* [What the task requires] Print, please, exactly and only the lines between the line holding "Clone this chart in D3.js." and the line holding "0.00935, 0.0092, 0.0092];", inclusive, omitting any pictures.
-- Input material start --
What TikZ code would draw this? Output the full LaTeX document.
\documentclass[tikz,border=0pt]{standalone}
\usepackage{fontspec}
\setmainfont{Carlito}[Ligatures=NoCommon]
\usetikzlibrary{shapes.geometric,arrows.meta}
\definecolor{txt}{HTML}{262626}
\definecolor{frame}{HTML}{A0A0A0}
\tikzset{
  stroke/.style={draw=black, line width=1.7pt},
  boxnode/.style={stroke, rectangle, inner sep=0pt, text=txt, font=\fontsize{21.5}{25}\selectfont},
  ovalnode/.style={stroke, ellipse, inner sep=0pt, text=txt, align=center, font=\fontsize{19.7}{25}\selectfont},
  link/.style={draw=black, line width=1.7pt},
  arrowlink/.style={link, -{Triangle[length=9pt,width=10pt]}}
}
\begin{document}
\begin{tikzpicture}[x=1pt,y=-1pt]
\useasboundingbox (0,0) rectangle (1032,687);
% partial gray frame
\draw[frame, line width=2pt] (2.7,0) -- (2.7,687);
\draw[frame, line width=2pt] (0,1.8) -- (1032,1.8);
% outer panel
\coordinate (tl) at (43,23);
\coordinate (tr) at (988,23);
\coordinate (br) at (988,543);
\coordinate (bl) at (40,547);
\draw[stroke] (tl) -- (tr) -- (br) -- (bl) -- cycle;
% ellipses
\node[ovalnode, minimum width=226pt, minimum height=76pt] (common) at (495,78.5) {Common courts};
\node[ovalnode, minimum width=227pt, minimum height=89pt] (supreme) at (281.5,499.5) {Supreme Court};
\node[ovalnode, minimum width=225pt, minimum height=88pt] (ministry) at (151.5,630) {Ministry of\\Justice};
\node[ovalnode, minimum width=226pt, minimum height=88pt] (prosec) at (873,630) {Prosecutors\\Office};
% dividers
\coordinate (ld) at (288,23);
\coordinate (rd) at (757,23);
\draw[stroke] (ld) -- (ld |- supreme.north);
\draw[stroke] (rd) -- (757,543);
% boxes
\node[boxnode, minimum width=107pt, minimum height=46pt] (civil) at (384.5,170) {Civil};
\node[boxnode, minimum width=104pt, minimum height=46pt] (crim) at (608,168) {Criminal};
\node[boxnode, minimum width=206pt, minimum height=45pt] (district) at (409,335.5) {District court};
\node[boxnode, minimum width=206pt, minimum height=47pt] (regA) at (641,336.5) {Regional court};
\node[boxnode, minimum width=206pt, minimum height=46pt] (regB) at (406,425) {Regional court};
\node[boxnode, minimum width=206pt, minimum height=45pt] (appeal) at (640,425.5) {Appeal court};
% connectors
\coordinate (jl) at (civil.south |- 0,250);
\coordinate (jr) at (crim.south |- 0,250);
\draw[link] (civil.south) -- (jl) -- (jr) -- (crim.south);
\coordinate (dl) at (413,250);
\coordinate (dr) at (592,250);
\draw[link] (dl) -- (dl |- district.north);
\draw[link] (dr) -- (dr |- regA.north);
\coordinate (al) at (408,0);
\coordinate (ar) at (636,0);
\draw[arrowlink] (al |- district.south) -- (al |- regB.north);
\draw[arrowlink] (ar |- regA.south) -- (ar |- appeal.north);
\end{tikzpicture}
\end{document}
-- Input material end --
-- Input material start --
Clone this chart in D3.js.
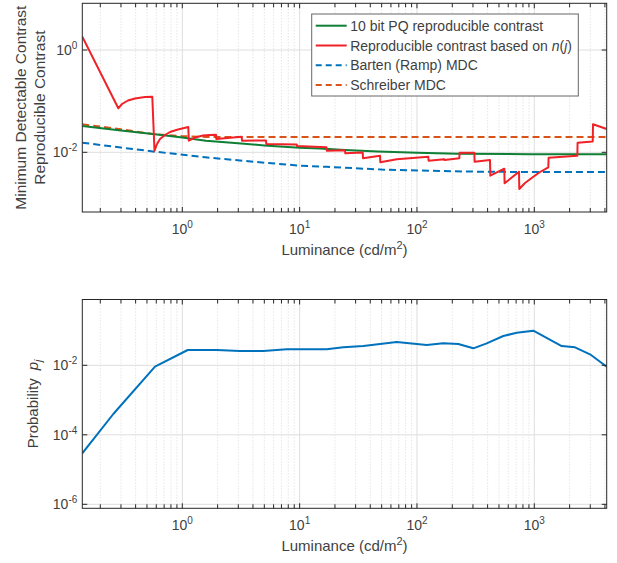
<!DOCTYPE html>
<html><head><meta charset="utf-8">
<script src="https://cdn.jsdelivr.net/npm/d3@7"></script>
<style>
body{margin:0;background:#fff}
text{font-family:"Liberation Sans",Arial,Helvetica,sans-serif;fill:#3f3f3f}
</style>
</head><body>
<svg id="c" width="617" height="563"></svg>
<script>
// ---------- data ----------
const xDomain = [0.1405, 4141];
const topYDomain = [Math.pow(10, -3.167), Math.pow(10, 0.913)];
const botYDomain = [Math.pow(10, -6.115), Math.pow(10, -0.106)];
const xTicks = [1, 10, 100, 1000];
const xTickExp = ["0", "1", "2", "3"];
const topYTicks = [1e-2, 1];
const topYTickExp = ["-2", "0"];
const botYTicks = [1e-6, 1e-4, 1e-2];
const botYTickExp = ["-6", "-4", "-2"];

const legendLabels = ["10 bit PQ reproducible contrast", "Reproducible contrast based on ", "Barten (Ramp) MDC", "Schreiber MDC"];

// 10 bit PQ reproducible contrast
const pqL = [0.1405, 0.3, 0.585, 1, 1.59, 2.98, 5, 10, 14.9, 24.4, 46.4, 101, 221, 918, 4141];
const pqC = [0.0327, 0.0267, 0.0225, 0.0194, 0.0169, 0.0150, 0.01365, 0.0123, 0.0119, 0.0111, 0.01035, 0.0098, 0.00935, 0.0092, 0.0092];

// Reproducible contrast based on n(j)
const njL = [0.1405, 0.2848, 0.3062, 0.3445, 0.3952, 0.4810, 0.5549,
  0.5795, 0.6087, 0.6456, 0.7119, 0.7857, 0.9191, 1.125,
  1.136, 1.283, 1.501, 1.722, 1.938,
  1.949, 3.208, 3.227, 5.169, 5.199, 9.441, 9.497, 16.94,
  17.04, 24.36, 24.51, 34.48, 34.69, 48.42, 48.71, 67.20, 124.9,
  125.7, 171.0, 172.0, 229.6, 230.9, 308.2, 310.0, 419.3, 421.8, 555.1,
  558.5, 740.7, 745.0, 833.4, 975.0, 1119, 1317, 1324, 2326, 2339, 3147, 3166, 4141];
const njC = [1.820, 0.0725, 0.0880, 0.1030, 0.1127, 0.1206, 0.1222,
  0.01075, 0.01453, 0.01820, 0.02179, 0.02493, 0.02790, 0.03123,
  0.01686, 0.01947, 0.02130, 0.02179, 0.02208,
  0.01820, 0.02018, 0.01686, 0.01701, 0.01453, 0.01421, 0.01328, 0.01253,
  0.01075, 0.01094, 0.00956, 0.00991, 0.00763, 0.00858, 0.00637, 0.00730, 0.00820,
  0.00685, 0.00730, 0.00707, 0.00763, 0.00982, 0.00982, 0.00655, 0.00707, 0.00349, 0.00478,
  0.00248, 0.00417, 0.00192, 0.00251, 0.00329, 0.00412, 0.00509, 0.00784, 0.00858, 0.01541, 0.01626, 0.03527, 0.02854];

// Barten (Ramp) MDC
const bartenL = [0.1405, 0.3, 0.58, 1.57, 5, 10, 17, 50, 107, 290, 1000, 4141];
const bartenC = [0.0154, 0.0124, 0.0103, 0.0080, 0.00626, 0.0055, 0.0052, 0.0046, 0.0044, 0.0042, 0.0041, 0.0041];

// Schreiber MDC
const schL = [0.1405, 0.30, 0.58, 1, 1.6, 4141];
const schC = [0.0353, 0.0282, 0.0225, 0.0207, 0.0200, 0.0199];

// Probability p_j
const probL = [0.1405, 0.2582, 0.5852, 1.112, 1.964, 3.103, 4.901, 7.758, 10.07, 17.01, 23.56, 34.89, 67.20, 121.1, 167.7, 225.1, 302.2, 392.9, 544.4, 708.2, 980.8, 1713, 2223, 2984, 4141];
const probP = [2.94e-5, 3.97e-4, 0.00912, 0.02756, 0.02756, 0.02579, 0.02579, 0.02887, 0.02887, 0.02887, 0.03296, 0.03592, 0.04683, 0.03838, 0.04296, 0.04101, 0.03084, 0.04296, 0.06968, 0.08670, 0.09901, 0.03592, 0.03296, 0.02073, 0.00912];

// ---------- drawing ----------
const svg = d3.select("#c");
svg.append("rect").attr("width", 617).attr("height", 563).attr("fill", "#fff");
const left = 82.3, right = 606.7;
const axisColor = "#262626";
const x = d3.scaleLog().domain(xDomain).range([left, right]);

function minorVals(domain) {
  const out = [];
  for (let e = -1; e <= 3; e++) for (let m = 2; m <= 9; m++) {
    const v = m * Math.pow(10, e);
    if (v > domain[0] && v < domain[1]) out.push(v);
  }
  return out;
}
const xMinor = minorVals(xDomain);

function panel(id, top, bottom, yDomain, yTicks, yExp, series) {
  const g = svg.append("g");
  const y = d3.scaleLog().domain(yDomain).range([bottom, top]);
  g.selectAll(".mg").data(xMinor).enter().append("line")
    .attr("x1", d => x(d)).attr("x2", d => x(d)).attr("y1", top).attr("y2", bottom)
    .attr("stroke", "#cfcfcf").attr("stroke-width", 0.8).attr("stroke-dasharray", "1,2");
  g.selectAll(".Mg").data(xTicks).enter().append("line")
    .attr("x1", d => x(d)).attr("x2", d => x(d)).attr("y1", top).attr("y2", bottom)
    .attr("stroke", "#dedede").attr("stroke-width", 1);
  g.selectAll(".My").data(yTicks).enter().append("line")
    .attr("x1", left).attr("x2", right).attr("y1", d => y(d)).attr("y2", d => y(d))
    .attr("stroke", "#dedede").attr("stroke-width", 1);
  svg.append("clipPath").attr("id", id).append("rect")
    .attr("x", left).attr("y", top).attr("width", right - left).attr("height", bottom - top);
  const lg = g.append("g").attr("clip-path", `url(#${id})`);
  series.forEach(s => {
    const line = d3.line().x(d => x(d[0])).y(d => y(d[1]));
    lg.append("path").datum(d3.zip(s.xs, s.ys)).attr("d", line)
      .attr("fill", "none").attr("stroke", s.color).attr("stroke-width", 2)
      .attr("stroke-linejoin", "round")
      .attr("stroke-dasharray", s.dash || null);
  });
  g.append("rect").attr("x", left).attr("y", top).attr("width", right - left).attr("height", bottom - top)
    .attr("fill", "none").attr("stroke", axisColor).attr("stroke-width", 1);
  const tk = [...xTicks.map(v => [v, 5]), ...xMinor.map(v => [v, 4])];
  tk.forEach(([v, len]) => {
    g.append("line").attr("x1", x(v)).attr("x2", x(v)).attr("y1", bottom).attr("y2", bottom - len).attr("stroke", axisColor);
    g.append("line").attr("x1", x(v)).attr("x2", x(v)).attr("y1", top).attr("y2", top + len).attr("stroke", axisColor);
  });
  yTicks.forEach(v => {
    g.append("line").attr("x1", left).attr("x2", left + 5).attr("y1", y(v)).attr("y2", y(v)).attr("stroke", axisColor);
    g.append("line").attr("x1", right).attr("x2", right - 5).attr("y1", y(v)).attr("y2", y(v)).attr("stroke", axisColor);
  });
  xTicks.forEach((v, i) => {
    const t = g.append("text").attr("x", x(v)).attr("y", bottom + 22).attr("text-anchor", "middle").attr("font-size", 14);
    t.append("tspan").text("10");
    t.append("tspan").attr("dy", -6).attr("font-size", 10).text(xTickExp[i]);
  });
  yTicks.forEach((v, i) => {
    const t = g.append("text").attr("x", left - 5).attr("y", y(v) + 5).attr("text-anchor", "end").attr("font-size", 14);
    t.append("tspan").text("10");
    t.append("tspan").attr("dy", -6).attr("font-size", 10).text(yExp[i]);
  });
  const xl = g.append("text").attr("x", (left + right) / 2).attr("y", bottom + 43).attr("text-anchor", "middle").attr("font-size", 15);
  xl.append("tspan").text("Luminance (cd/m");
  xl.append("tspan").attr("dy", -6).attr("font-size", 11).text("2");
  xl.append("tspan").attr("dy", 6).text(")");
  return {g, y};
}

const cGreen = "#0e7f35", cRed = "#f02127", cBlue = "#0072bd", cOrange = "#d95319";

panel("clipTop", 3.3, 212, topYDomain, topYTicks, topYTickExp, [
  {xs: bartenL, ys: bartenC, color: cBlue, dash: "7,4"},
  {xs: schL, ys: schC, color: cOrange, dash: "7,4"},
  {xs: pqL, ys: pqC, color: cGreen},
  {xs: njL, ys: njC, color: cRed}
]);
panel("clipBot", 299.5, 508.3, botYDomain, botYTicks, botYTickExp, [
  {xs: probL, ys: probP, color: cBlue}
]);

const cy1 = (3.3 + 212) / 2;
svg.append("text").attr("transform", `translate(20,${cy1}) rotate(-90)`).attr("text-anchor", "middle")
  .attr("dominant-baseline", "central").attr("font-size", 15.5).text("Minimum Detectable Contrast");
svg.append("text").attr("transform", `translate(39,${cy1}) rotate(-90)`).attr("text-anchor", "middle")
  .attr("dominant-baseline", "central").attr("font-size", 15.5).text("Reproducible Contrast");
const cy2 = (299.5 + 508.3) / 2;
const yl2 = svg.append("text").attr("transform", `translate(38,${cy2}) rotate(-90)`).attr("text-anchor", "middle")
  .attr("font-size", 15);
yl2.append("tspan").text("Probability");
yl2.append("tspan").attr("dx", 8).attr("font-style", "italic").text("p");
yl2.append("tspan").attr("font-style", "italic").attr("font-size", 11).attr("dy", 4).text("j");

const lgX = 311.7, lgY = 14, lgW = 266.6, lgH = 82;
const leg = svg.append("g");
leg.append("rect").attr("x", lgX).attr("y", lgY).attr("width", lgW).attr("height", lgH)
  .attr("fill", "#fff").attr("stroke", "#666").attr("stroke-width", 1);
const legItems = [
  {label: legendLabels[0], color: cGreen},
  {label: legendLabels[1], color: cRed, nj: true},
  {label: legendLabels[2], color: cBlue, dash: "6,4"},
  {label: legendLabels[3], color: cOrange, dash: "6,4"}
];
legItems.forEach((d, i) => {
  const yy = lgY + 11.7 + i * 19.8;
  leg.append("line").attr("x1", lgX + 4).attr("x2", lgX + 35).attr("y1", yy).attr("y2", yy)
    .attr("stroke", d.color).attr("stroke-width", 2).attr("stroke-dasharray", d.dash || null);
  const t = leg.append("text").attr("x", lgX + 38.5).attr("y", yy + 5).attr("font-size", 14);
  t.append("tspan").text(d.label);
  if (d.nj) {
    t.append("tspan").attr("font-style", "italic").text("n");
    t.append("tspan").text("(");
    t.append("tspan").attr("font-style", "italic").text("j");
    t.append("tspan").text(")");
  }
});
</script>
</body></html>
-- Input material end --
* [Complete output]
Clone this chart in D3.js.
<!DOCTYPE html>
<html><head><meta charset="utf-8">
<script src="https://cdn.jsdelivr.net/npm/d3@7"></script>
<style>
body{margin:0;background:#fff}
text{font-family:"Liberation Sans",Arial,Helvetica,sans-serif;fill:#3f3f3f}
</style>
</head><body>
<svg id="c" width="617" height="563"></svg>
<script>
// ---------- data ----------
const xDomain = [0.1405, 4141];
const topYDomain = [Math.pow(10, -3.167), Math.pow(10, 0.913)];
const botYDomain = [Math.pow(10, -6.115), Math.pow(10, -0.106)];
const xTicks = [1, 10, 100, 1000];
const xTickExp = ["0", "1", "2", "3"];
const topYTicks = [1e-2, 1];
const topYTickExp = ["-2", "0"];
const botYTicks = [1e-6, 1e-4, 1e-2];
const botYTickExp = ["-6", "-4", "-2"];

const legendLabels = ["10 bit PQ reproducible contrast", "Reproducible contrast based on ", "Barten (Ramp) MDC", "Schreiber MDC"];

// 10 bit PQ reproducible contrast
const pqL = [0.1405, 0.3, 0.585, 1, 1.59, 2.98, 5, 10, 14.9, 24.4, 46.4, 101, 221, 918, 4141];
const pqC = [0.0327, 0.0267, 0.0225, 0.0194, 0.0169, 0.0150, 0.01365, 0.0123, 0.0119, 0.0111, 0.01035, 0.0098, 0.00935, 0.0092, 0.0092];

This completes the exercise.